On the trip up to the reserve the students are excited to see a fenced-in compound along the highway of Bob Marley’s recording studio, where his widow lives part of every year with a retinue of 34 relatives and friends. Presumably, Marley’s royalties are enough to transport that many people back and forth across the Atlantic!
Professor Kofi takes us on to two additional side trips—one to the Aburi Botanical Gardens and another to Tetteh Quanshie’s Cocoa Farm, the oldest in Ghana, dating back to 1879. Ghana is one of the world’s leading suppliers of cocoa beans for chocolate. Later, on the way back to the ship, our guide points out the immense silos near the Tema port where the cocoa beans are fermented and dried prior to export.

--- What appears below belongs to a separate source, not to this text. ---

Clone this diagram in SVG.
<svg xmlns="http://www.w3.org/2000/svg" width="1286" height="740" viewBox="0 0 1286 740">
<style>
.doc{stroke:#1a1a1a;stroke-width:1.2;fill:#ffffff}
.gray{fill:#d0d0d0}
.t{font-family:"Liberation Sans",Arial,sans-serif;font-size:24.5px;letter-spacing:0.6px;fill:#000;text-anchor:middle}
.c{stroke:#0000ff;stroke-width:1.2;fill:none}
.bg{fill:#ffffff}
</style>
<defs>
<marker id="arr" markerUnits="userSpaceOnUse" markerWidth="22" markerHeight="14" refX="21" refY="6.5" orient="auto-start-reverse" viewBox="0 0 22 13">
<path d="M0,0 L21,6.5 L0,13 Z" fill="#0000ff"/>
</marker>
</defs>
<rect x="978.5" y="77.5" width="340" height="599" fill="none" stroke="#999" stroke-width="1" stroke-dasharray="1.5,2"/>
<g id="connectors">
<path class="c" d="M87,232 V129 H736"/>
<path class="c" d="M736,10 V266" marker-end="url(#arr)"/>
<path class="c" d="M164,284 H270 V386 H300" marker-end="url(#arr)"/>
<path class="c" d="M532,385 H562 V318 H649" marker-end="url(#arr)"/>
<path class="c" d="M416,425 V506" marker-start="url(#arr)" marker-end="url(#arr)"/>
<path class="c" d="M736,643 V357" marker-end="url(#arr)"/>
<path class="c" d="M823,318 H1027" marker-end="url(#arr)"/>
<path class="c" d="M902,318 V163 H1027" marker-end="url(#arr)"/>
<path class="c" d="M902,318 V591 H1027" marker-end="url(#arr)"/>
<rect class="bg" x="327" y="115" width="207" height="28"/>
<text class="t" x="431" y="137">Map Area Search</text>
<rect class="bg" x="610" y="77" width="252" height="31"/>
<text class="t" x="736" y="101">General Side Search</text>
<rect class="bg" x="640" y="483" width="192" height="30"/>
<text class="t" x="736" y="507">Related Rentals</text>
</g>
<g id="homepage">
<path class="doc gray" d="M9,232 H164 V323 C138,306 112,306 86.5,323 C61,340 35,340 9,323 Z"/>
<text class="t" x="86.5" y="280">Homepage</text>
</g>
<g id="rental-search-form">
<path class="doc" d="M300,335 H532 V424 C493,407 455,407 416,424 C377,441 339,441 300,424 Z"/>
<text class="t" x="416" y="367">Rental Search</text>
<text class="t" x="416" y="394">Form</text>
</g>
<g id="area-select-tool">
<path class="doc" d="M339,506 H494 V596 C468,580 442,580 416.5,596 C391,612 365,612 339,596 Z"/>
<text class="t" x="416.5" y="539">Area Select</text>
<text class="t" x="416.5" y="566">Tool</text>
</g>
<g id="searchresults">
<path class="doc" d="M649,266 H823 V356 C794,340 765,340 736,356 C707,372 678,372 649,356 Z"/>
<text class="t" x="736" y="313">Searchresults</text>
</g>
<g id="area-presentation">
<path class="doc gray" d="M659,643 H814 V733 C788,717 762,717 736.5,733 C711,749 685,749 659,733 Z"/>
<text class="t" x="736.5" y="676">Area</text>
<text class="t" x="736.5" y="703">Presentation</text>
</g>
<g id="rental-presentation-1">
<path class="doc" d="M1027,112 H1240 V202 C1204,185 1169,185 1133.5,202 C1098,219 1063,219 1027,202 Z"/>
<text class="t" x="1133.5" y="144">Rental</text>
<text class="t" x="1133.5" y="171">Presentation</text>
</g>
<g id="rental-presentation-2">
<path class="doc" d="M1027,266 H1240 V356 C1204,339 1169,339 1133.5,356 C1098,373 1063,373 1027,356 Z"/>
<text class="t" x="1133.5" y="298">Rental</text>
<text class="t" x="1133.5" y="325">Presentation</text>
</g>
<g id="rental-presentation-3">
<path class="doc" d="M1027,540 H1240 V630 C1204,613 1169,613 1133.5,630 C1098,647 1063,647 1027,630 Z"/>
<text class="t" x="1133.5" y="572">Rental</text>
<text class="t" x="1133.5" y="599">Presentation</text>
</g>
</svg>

Students at a public elementary school we pass as we leave the cocoa farm.
But an even bigger surprise is lunch. It is at the mountain retreat of the former Ambassador to the United States and his wife, Kwame and Gladys Adusei-Poku. An enormous variety of Ghanaian dishes is on the buffet in a garden built to routinely welcome many visitors. The Ambassador is a great host and we feel honored to be so generously welcomed. Entertainment is provided by the Dza Nyonmo Dance Ensemble, a group that includes at least a dozen drummers who are far better than any I have ever heard. I get one of their cards at the end of the afternoon and give it to the music professor on the ship with the recommendation that we contact the group the next time Semester at Sea comes to Ghana.
By late afternoon we make tracks to get back down from the mountains and across the city to the port. We are in good time but at least two of the other field trips are very late. Like I said, many of the roads need a lot of work. A motor trip that would take two hours in the US takes fifteen or more here and there do not appear to be any alternatives by air.